Paul Tang’s STA299 Journey

Hi! My name is Paul Tang and I just finished my second year at UofT studying computer science specialist and cognitive science major. During this summer, I enrolled in STA299 under the supervision of Prof. Pascal Tyrrell to learn how to conduct research, and I will be sharing my experience in this reflection blog post.

The first phase of my ROP experience concerns formulating a research question. Having a keen interest in machine learning, I got my inspiration for combining it with my research from a weekly lab meeting where Mauro presented his graduate research work (on the generation of synthetic ultrasound image data). I decided to focus on the problem that the amount of annotated data in the field of medical imaging is often limited for effective supervised training. Eventually, by reading papers and discussing my ideas with Prof. Tyrrell during the first few weeks, the solution I decided on was to use self supervised learning to pretrain a machine learning model for improving its performance. In particular, I chose the contrastive learning based self supervised learning method called DenseCL. Luckily, I got my data right at the lab using the ultrasound knee recess distension dataset for semantic segmentation. My ROP project dealt with comparing the effect of using DenseCL pretraining on the segmentation performance.

At first, I was doubtful of my research question: afterall, many papers I read already showed using self supervised pretraining did improve task performance, so wouldn’t my research be too “obvious”? However, I realized along the way that some interesting gaps still existed (e.g. current self supervised pretrain methods used in the domain of medical images do not extract local image features, which could be helpful for segmentation tasks), and these gave me confidence and excitement for my research.
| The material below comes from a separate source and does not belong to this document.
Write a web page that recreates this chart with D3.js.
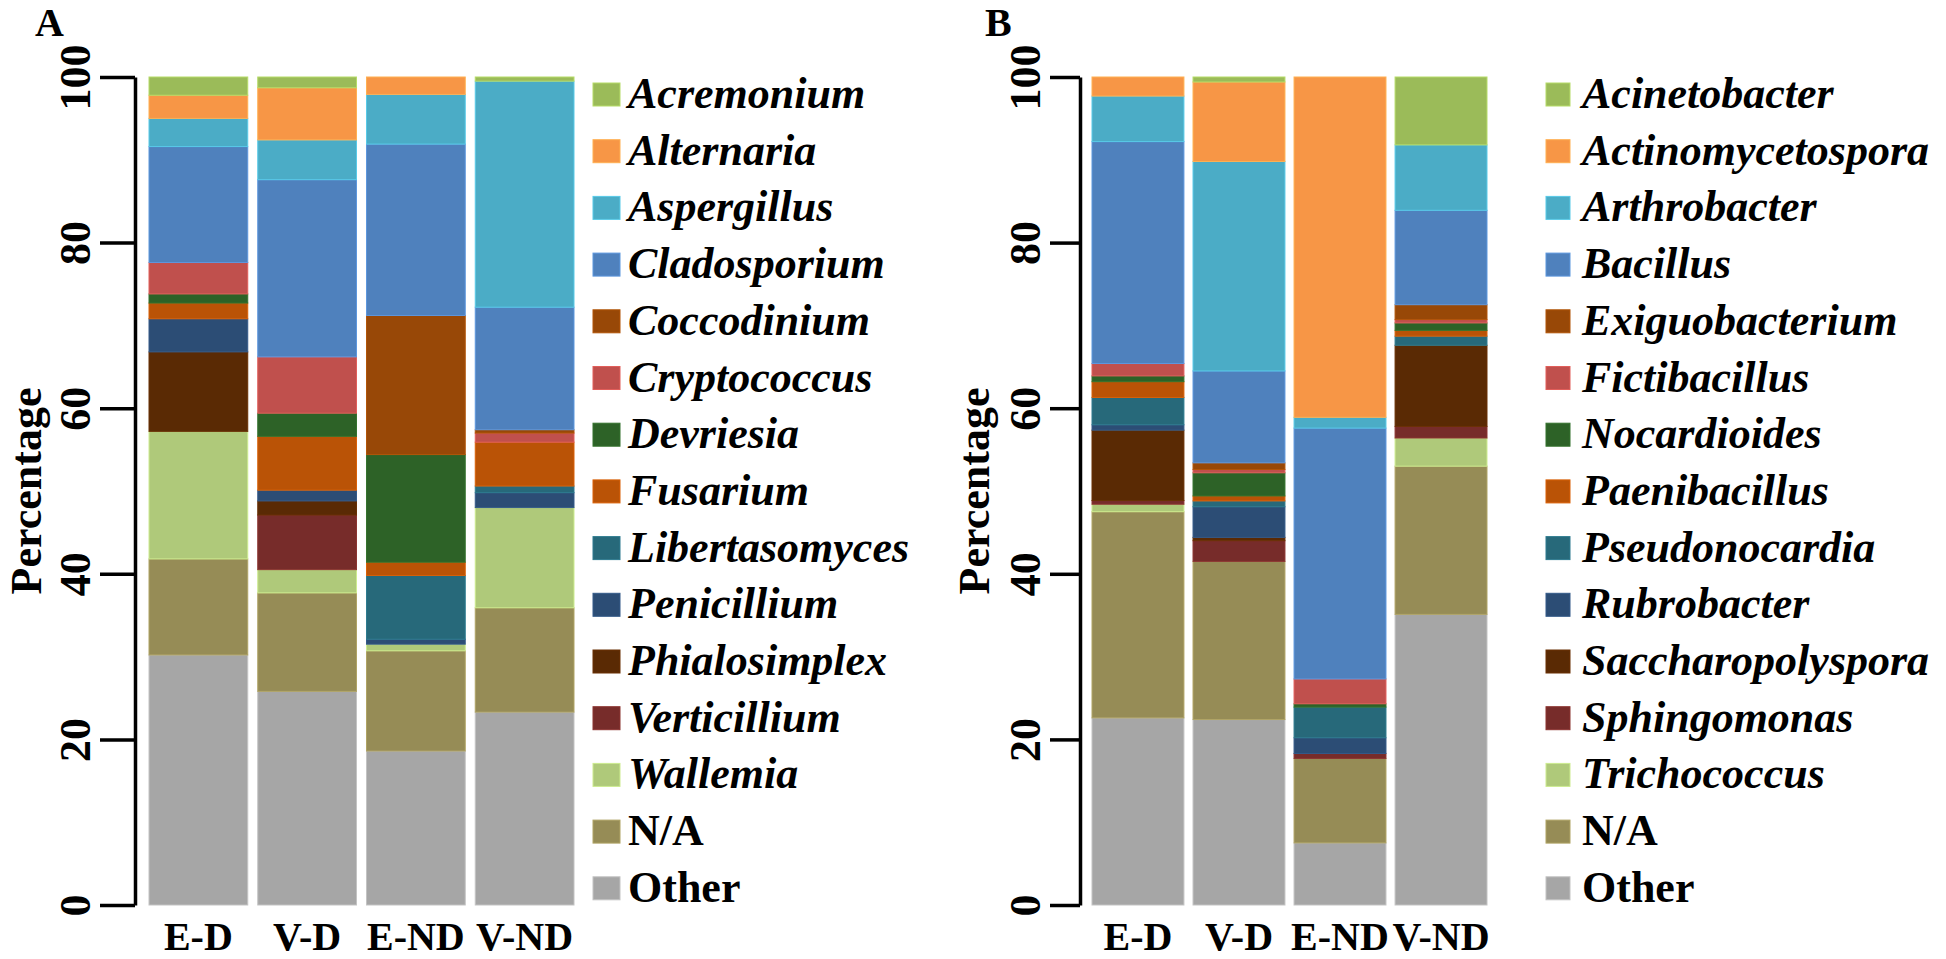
<!DOCTYPE html>
<html>
<head>
<meta charset="utf-8">
<script src="https://cdn.jsdelivr.net/npm/d3@7"></script>
<style>
  html, body { margin: 0; padding: 0; background: #fff; }
  svg { display: block; }
  text { font-family: "Liberation Serif", "Times New Roman", "DejaVu Serif", serif; font-weight: bold; fill: #000; }
</style>
</head>
<body>
<svg id="chart" width="1946" height="959"></svg>
<script>
// ---------- DATA ----------
const groups = ["E-D", "V-D", "E-ND", "V-ND"];
const yTicks = [0, 20, 40, 60, 80, 100];

// Panel A (fungi) – legend order, top to bottom
const fungiTaxa = ["Acremonium", "Alternaria", "Aspergillus", "Cladosporium", "Coccodinium",
  "Cryptococcus", "Devriesia", "Fusarium", "Libertasomyces", "Penicillium",
  "Phialosimplex", "Verticillium", "Wallemia", "N/A", "Other"];
const fungiED  = [2.2, 2.8, 3.4, 14.0, 0, 3.8, 1.1, 1.9, 0, 4.0, 9.6, 0, 15.4, 11.6, 30.2];
const fungiVD  = [1.3, 6.3, 4.8, 21.4, 0, 6.8, 2.8, 6.5, 0, 1.3, 1.7, 6.6, 2.8, 11.9, 25.8];
const fungiEND = [0, 2.1, 6.0, 20.7, 16.8, 0, 13.0, 1.6, 7.7, 0.6, 0, 0, 0.8, 12.1, 18.6];
const fungiVND = [0.5, 0, 27.3, 14.8, 0.4, 1.1, 0, 5.3, 0.8, 1.8, 0, 0, 12.1, 12.6, 23.3];

// Panel B (bacteria) – legend order, top to bottom
const bactTaxa = ["Acinetobacter", "Actinomycetospora", "Arthrobacter", "Bacillus", "Exiguobacterium",
  "Fictibacillus", "Nocardioides", "Paenibacillus", "Pseudonocardia", "Rubrobacter",
  "Saccharopolyspora", "Sphingomonas", "Trichococcus", "N/A", "Other"];
const bactED  = [0, 2.3, 5.5, 26.8, 0, 1.5, 0.7, 1.9, 3.3, 0.65, 8.5, 0.45, 0.9, 24.9, 22.6];
const bactVD  = [0.6, 9.6, 25.3, 11.1, 0.8, 0.4, 2.8, 0.6, 0.7, 3.7, 0.4, 2.5, 0, 19.1, 22.4];
const bactEND = [0, 41.1, 1.3, 30.3, 0, 3.0, 0.4, 0, 3.7, 1.9, 0, 0.6, 0, 10.2, 7.5];
const bactVND = [8.2, 0, 7.9, 11.4, 1.8, 0.4, 0.9, 0.7, 1.1, 0, 9.8, 1.4, 3.4, 17.9, 35.1];

const palette = ["#9BBB59", "#F79646", "#4BACC6", "#4F81BD", "#984807", "#C0504D", "#2D6227",
  "#BA5306", "#27697A", "#2C4D75", "#5A2A04", "#772C2A", "#AFC97A", "#968C56", "#A6A6A6"];
const plainLabels = ["N/A", "Other"];

// ---------- DRAW ----------
const svg = d3.select("#chart");
const FONT = '"Liberation Serif", "Times New Roman", "DejaVu Serif", serif';

function drawPanel(cfg) {
  const taxa = cfg.taxa;
  const rows = groups.map((g, gi) => {
    const r = { group: g };
    taxa.forEach((t, ti) => { r[t] = cfg.values[gi][ti]; });
    return r;
  });
  const color = d3.scaleOrdinal().domain(taxa).range(palette);
  const stackKeys = taxa.slice().reverse(); // "Other" at bottom
  const series = d3.stack().keys(stackKeys)(rows);

  const x = d3.scaleBand().domain(groups).range(cfg.xRange).paddingInner(cfg.padInner).paddingOuter(0);
  const y = d3.scaleLinear().domain([0, 100]).range([905, 77]);

  const g = svg.append("g");

  // bars
  g.selectAll("g.layer").data(series).join("g")
    .attr("class", "layer")
    .attr("fill", d => color(d.key))
    .attr("stroke", d => d3.color(color(d.key)).brighter(0.45))
    .attr("stroke-width", 1)
    .selectAll("rect").data(d => d.filter(p => p[1] - p[0] > 0)).join("rect")
    .attr("x", d => x(d.data.group))
    .attr("width", x.bandwidth())
    .attr("y", d => y(d[1]))
    .attr("height", d => y(d[0]) - y(d[1]));

  // y axis
  const axis = d3.axisLeft(y).tickValues(yTicks).tickSize(cfg.tickLen).tickSizeOuter(0);
  const ag = g.append("g").attr("transform", `translate(${cfg.axisX},0)`).call(axis);
  ag.attr("font-family", null).attr("font-size", null);
  ag.select(".domain").attr("stroke", "#000").attr("stroke-width", 3.5);
  ag.selectAll(".tick line").attr("stroke", "#000").attr("stroke-width", 3.5);
  ag.selectAll(".tick text")
    .attr("x", 0).attr("y", 0).attr("dy", null)
    .attr("transform", `translate(${-cfg.labelOff},0) rotate(-90)`)
    .attr("text-anchor", "middle")
    .style("font-family", FONT)
    .style("font-weight", "bold")
    .style("font-size", "44px")
    .attr("fill", "#000");

  // y title
  g.append("text")
    .attr("transform", `translate(${cfg.titleX},491) rotate(-90)`)
    .attr("text-anchor", "middle")
    .style("font-size", "44px")
    .text("Percentage");

  // x labels
  g.selectAll("text.xlab").data(groups).join("text")
    .attr("class", "xlab")
    .attr("x", d => x(d) + x.bandwidth() / 2)
    .attr("y", 950)
    .attr("text-anchor", "middle")
    .style("font-size", "40px")
    .text(d => d);

  // panel letter
  g.append("text").attr("x", cfg.letterX).attr("y", 36)
    .style("font-size", "40px").text(cfg.letter);

  // legend
  const lg = g.selectAll("g.leg").data(taxa).join("g")
    .attr("class", "leg")
    .attr("transform", (d, i) => `translate(${cfg.legX},${94.5 + i * 56.7})`);
  lg.append("rect")
    .attr("x", 0).attr("y", -11.5)
    .attr("width", cfg.swatchW).attr("height", 23)
    .attr("fill", d => color(d))
    .attr("stroke", d => d3.color(color(d)).brighter(0.45))
    .attr("stroke-width", 1);
  lg.append("text")
    .attr("x", cfg.legTextX - cfg.legX)
    .attr("y", 13.5)
    .style("font-size", "44px")
    .style("font-style", d => plainLabels.includes(d) ? "normal" : "italic")
    .text(d => d);
}

drawPanel({
  letter: "A", letterX: 35,
  taxa: fungiTaxa,
  values: [fungiED, fungiVD, fungiEND, fungiVND],
  xRange: [149, 574], padInner: 0.092,
  axisX: 135, tickLen: 35, labelOff: 45, titleX: 41,
  legX: 593, swatchW: 27, legTextX: 628
});

drawPanel({
  letter: "B", letterX: 985,
  taxa: bactTaxa,
  values: [bactED, bactVD, bactEND, bactVND],
  xRange: [1092, 1487], padInner: 0.09,
  axisX: 1080, tickLen: 30, labelOff: 40, titleX: 989,
  legX: 1546, swatchW: 24, legTextX: 1582
});
</script>
</body>
</html>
Getting to work, I first identified the github repositories I would use in my project. Setting up the environment and the repositories to work with my dataset took much longer than expected (in fact, I had to switch to a different github repository due to “false advertising” from the original one), and I learned that checking with lab members (Mauro, Atsuhiro) and asking for ideas when starting to work on anything could save much needed time. I made several mistakes while training my models. When I first obtained the performance result (mIoU) from my segmentation model, I was relieved that it was consistent with previous results obtained in the lab. However, using this model in another experiment produced highly untypical results, which led me back to debug the model. Eventually the problem was found to be due to small batch size. Although this mistake cost me much training time, it did allow me to explore and gain familiarity with the configurations of a machine learning model, which I find very rewarding.

Eventually, I obtained results that show a small performance improvement in using DenseCL pretraining for the segmentation of ultrasound knee distention images. My project still had its limitations: my result was not statistically rigorous as I didn’t account for randomness in the training process. Furthermore, the amount of images I used for DenseCL pretraining is much fewer than what would typically be used in a self supervised learning setting. These limitations served as great motivation for further research.

This research experience taught me how humbling doing research was: many things I took for granted require careful testing, and that many gaps still exist in the current literature upon closer inspection. I am thankful to Prof. Tyrrell’s openness for allowing us to choose our own research questions, and I am thankful to all the help the lab members (especially Mauro and Atsuhiro) provided to me.